Ein derartiges Netz aus Zulieferern und der Industrie muss aber nicht zwingend vorhanden sein, sofern keine illusorischen Vorstellungen existieren, glauben die Macher des neuen kleinen Wirtschaftswunders. Fest steht aber auch: Weder bringen das Internet und seine Geschäftsmodelle neue Arbeitsplätze für die Massen hervor, noch ist im Web 2.0-Zeitalter zwingend eine etablierte Infrastruktur notwendig, um etwas Neues auf die Beine zu stellen.
Eine offene Frage ist vielmehr, ob sich die selbst proklamierte neue deutsche Startup-Generation jenseits vom geistigen Raubkopieren einen Namen machen kann. Und diese Rolle beansprucht die neue Generation zweifellos. Wer die neuen Wunderkinder dieser proklamierten „Anti-Copycat-Revolution“ sind, lässt sich auf einer Art Internet-Landkarte zur neuen Startup-Szenerie nachvollziehen.

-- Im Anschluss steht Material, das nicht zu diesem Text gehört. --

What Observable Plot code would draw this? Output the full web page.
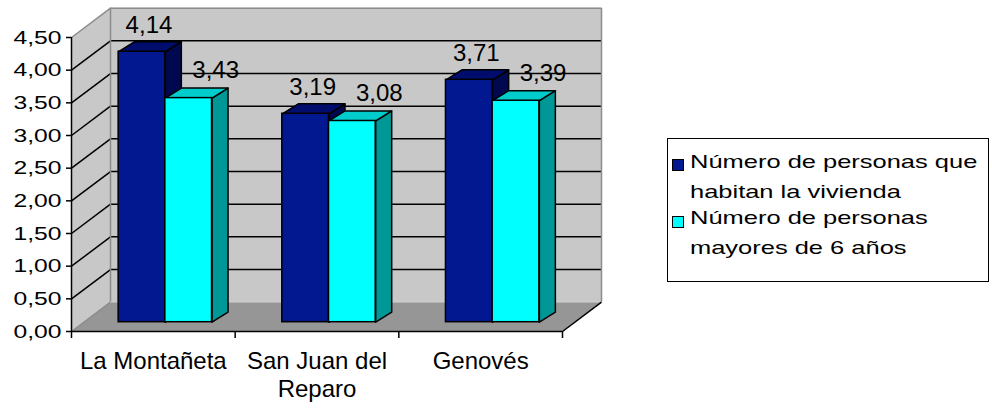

Es liegt also etwas Neues in der Berliner Luft. Die lokale Kultur geht ein Joint Venture mit der Internationalität ein. Was die jungen Entrepreneure daraus machen, ist noch eine offene Frage. Wie bei der großen Lachswanderung erreichen nicht alle ihr Ziel. Manchesmal setzen sich sogar Ideen durch, die in aller Stille und mit großer Beharrlichkeit verfolgt werden, als die lauten Marktvorankündiger.
Hoch fliegende Businesspläne wie jener des deutschen Twitter-Pioniers Florian Weber werden in der Szene beispielsweise derzeit mit einer gesunden Portion Skepsis beäugt. Man attestiert den Machern zwar ein gutes Marketing. Es wird viel über das Portal gesprochen. Aber noch immer befindet sich das vermeintliche neue Leuchtturmprojekt Amen jenseits eines klar erkennbaren Geschäftsmodells in der heißen Diskussionsphase, die sich ungefähr zu gleichen Teilen in Kritiker und Befürworter aufspaltet.
Das ging freilich auch schon anderen Internetheroen so – aber die Macher hatten Amen immerhin groß angekündigt, als ein gänzlich neuartiges Internetformat für starke Meinungstrends. Irgendwann wird auch hier das unternehmerische Motto gelten: Nicht an Worten werdet Ihr gemessen, sondern an den Taten.